Kohelet aims to look at life from two different perspectives: the perspective of wisdom, and the perspective of folly. From the perspective of wisdom, the world is an ordered place, with sensible social rules. From the perspective of folly, the world is a disordered mess – at the end of which you die. And Kohelet finds that the only honest way to look at the world is to hold both perspectives at the same time:
On the one hand: Ultimately nothing matters because we die.
On the other: As long as we are alive, it’s better to be wise than foolish, better to be partnered than single, better to have faith than to feel the universe is empty. Good to have a sense of your inner world, and of the social world, to know the appropriate time and place for everything.
Kohelet’s ability to hold these opposites in tension reminds me of one of the lines of thinking in our Yom Kippur afternoon study of the long vidui or confessional prayer, the al cheyt. This prayer offers a very long list of interpersonal ethical mistakes we may have made during the year. A few people in our study session noticed that the sins listed in the vidui are quite mundane, such as speaking impulsively or being unethical in business. They are mistakes we might make in the everyday course of living.
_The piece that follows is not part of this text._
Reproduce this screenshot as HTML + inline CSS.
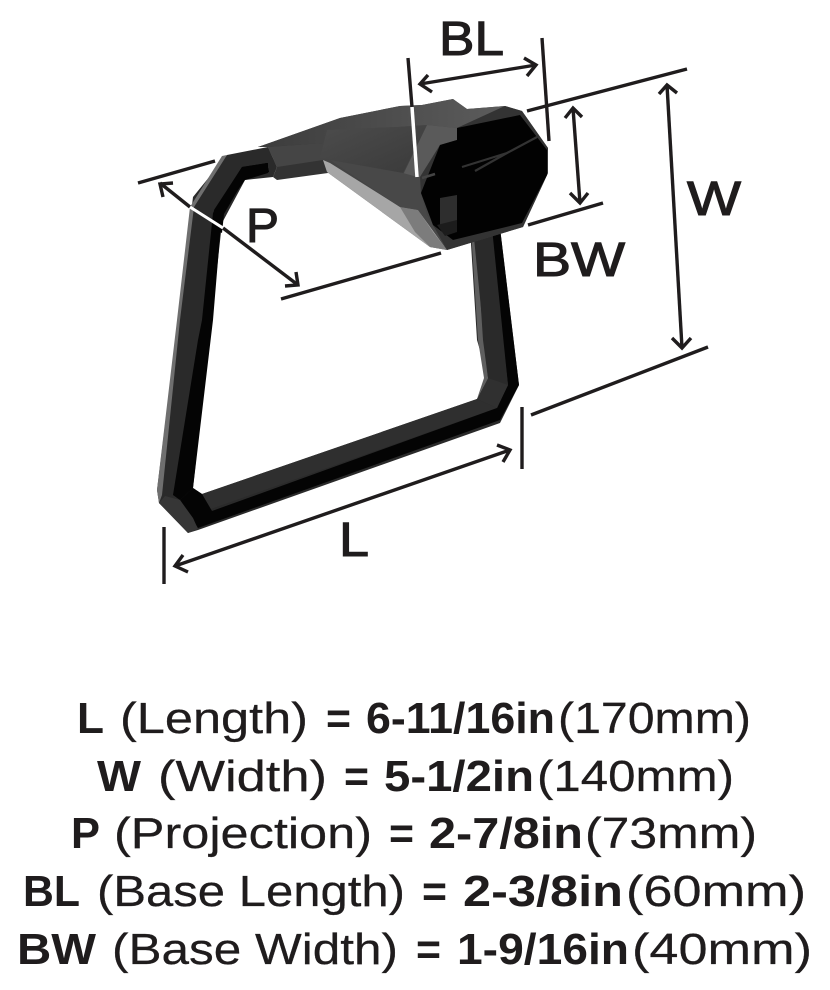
<!DOCTYPE html>
<html><head><meta charset="utf-8"><style>
html,body{margin:0;padding:0;background:#fff;width:830px;height:990px;overflow:hidden}
svg{display:block}
text{font-family:"Liberation Sans",sans-serif;fill:#1f1c1d;font-size:44px;stroke:#1f1c1d;stroke-width:.25}
.b{font-weight:bold;stroke-width:0}
.l{font-size:48px;stroke-width:1.1}
</style></head><body>
<svg width="830" height="990" viewBox="0 0 830 990" xmlns="http://www.w3.org/2000/svg">
<defs>
<linearGradient id="top" x1="0" y1="0" x2="1" y2="0"><stop offset="0" stop-color="#3c3c3c"/><stop offset="1" stop-color="#5c5c5c"/></linearGradient>
<linearGradient id="pan" x1="0" y1="0" x2="1" y2="1"><stop offset="0" stop-color="#4c4c4c"/><stop offset="1" stop-color="#3a3a3a"/></linearGradient>
</defs>
<!-- ring -->
<polygon points="227,155 193,197 157,490 159,503 188,533 198,530 500,423 519,385 500,228 470,228 477,340 488,378 477,399 202,494 193,488 222,223 245,180 273,177 277,167 268,147" fill="#2a2a2a"/>
<polygon points="190,207 177,320 157,490 159,503 162,495 180,320 194,207 227,155 222,156" fill="#6f6f6f"/>
<polygon points="222,212 213,320 193,488 180,500 173,495 198,340 202,320 213,213 242,167 268,163 268,173 245,180" fill="#040404"/>
<polygon points="242,167 267,163 269,172 245,178 224,214 222,233 212,228 214,210" fill="#040404"/>
<polygon points="202,494 477,399 497,408 208,510 193,488" fill="#2f2f2f"/>
<polygon points="193,488 202,494 212,511 497,408 508,385 519,385 500,420 198,528 180,500" fill="#040404"/>
<polygon points="159,503 188,533 198,529 193,518 180,500 165,496" fill="#363636"/>
<polygon points="477,399 488,378 504,340 508,385 497,408" fill="#303030"/>
<polygon points="488,378 483,340 476,230 471,230 478,340 484,378 477,399" fill="#5f5f5f"/>
<polygon points="490,228 500,228 519,385 508,385" fill="#040404"/>
<polygon points="473,228 492,228 508,385 488,378" fill="#2a2a2a"/>
<!-- neck -->
<polygon points="258,147 323,128 330,150 328,173 277,180 273,177 277,167 268,147" fill="#333"/>
<polygon points="268,147 323,143 323,160 277,167" fill="#454545"/>
<polygon points="267,163 269,172 245,178 246,168" fill="#040404"/>
<!-- body -->
<polygon points="258,147 340,118 400,106 422,105 453,99 467,109 505,106 522,111 548,148 548,173 523,227 447,250 430,247 327,172 323,160 323,143" fill="#444"/>
<polygon points="258,147 340,118 400,106 422,105 453,99 467,109 505,106 457,128 427,125 397,127 327,130 323,143 268,147" fill="url(#top)"/>
<polygon points="327,130 397,127 427,125 403,173 330,160 320,158" fill="url(#pan)"/>
<polygon points="427,125 457,128 457,140 440,145 420,177 402,177" fill="#5a5a5a"/>
<polygon points="323,160 330,163 400,207 418,210 447,250 430,247 327,172" fill="#a6a6a6"/>
<polygon points="400,207 418,210 433,232 447,250 430,247 415,232" fill="#7c7c7c"/>
<polygon points="330,160 403,173 421,178 421,193 427,215 433,225 447,250 418,210 400,207" fill="#484848"/>
<!-- end face -->
<polygon points="457,128 505,106 522,111 548,148 548,173 523,227 447,250 433,225 421,193 420,177 440,145 457,140" fill="#333"/>
<polygon points="457,128 520,115 547,150 547,175 522,223 453,240 433,225 421,193 440,145 457,140" fill="#020202"/>
<polygon points="440,198 457,195 457,222 440,225" fill="#2e2e2e"/>
<polygon points="437,225 457,220 457,232 445,236" fill="#1c1c1c"/>
<path d="M462,167 L507,153 M475,171 L507,153 L537,137" stroke="#333" stroke-width="2.2" fill="none"/>
<path d="M422,178 L435,174" stroke="#444" stroke-width="2.5"/>
<!-- dimension lines -->
<g stroke="#1f1c1d" stroke-width="3.4" fill="none">
<path d="M138,183 L215,161"/>
<path d="M160,183 L190,207"/>
<path d="M223,228 L298,285"/>
<path d="M173,183 L160,184 L163,197 M296,272 L298,285 L285,286"/>
<path d="M281,299 L441,253"/>
<path d="M408,58 L412,107"/>
<path d="M542,38 L549,141"/>
<path d="M420,84 L536,65"/>
<path d="M428,75 L420,84 L432,92 M524,58 L536,65 L527,76"/>
<path d="M527,111 L687,69"/>
<path d="M573,108 L580,203"/>
<path d="M565,118 L573,108 L582,117 M570,193 L580,203 L588,193"/>
<path d="M528,225 L603,203"/>
<path d="M667,85 L682,348"/>
<path d="M659,94 L667,85 L677,93 M672,338 L682,348 L691,338"/>
<path d="M531,415 L708,347"/>
<path d="M522,407 L522,469"/>
<path d="M164,527 L164,584"/>
<path d="M175,566 L510,450"/>
<path d="M183,555 L175,566 L188,572 M497,445 L510,450 L503,462"/>
</g>
<path d="M190,207 L223,228" stroke="#fff" stroke-width="3"/>
<path d="M412,107 L417,177" stroke="#fff" stroke-width="3.5"/>
<!-- labels -->
<text class="l" x="439" y="55" textLength="65" lengthAdjust="spacingAndGlyphs">BL</text>
<text class="l" x="687" y="215" textLength="54" lengthAdjust="spacingAndGlyphs">W</text>
<text class="l" x="533" y="276" textLength="92" lengthAdjust="spacingAndGlyphs">BW</text>
<text class="l" x="246" y="242" textLength="33" lengthAdjust="spacingAndGlyphs">P</text>
<text class="l" x="339" y="556" textLength="30" lengthAdjust="spacingAndGlyphs">L</text>
<!-- line 1 -->
<text class="b" x="77" y="733" textLength="27" lengthAdjust="spacingAndGlyphs">L</text>
<text x="120" y="733" textLength="188" lengthAdjust="spacingAndGlyphs">(Length)</text>
<text class="b" x="326" y="733" textLength="25" lengthAdjust="spacingAndGlyphs">=</text>
<text class="b" x="366" y="733" textLength="189" lengthAdjust="spacingAndGlyphs">6-11/16in</text>
<text x="558" y="733" textLength="193" lengthAdjust="spacingAndGlyphs">(170mm)</text>
<!-- line 2 -->
<text class="b" x="97" y="791" textLength="44" lengthAdjust="spacingAndGlyphs">W</text>
<text x="158" y="791" textLength="169" lengthAdjust="spacingAndGlyphs">(Width)</text>
<text class="b" x="344" y="791" textLength="25" lengthAdjust="spacingAndGlyphs">=</text>
<text class="b" x="384" y="791" textLength="150" lengthAdjust="spacingAndGlyphs">5-1/2in</text>
<text x="537" y="791" textLength="197" lengthAdjust="spacingAndGlyphs">(140mm)</text>
<!-- line 3 -->
<text class="b" x="71" y="848" textLength="29" lengthAdjust="spacingAndGlyphs">P</text>
<text x="114" y="848" textLength="258" lengthAdjust="spacingAndGlyphs">(Projection)</text>
<text class="b" x="389" y="848" textLength="25" lengthAdjust="spacingAndGlyphs">=</text>
<text class="b" x="429" y="848" textLength="154" lengthAdjust="spacingAndGlyphs">2-7/8in</text>
<text x="585" y="848" textLength="172" lengthAdjust="spacingAndGlyphs">(73mm)</text>
<!-- line 4 -->
<text class="b" x="23" y="906" textLength="57" lengthAdjust="spacingAndGlyphs">BL</text>
<text x="97" y="906" textLength="308" lengthAdjust="spacingAndGlyphs">(Base Length)</text>
<text class="b" x="422" y="906" textLength="25" lengthAdjust="spacingAndGlyphs">=</text>
<text class="b" x="463" y="906" textLength="160" lengthAdjust="spacingAndGlyphs">2-3/8in</text>
<text x="626" y="906" textLength="180" lengthAdjust="spacingAndGlyphs">(60mm)</text>
<!-- line 5 -->
<text class="b" x="17" y="964" textLength="79" lengthAdjust="spacingAndGlyphs">BW</text>
<text x="112" y="964" textLength="286" lengthAdjust="spacingAndGlyphs">(Base Width)</text>
<text class="b" x="416" y="964" textLength="25" lengthAdjust="spacingAndGlyphs">=</text>
<text class="b" x="457" y="964" textLength="172" lengthAdjust="spacingAndGlyphs">1-9/16in</text>
<text x="632" y="964" textLength="180" lengthAdjust="spacingAndGlyphs">(40mm)</text>
</svg>
</body></html>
So someone in the session raised the question of whether the vidui says that these mistakes are bad, or that these mistakes “just are.” Of course, most of us agreed that the vidui prayer implies that these sins are bad, but that was not the point of the question. The point of the question was about the kind of attitude we should have on Yom Kippur. What gives us a better sense of God’s forgiving nature: our ability to atone for terrible things or our ability to accept that these mistakes are part of life?
We concluded that we need both perspectives. When we are trying to teach ourselves to behave in ways that are kinder, we should think that our faults “are bad” and can be corrected. When we are trying to be less judgmental of others or less paralyzed by our own self-doubts, we should think that faults “just are.” Yom Kippur calls forth both of these perspectives at the same time. In fact, every day calls forth both of these perspectives at the same time!
For me, the beauty of Kohelet lies in its philosophical teaching that we cannot and should not steer our lives by a single philosophy. Rather, to stay sane, we have to move between different perspectives. On the one hand, we have to try to understand social and moral rules; we have to have a structure; we have to strive to meet goals. This is the way of wisdom. On the other hand, sometimes we have to acknowledge that God or other people do not seem to follow the rules we have discerned, and we have to submit to the insight that the world is foolish and hard no matter what we do. We have to keep God’s commandments, yet not forget to be in awe of God. This, finally, is wisdom.
As Kohelet says:
But the end of the matter, now that all is heard:
Be in awe of God
Keep God’s commandments
Because this is what speaks to the whole person.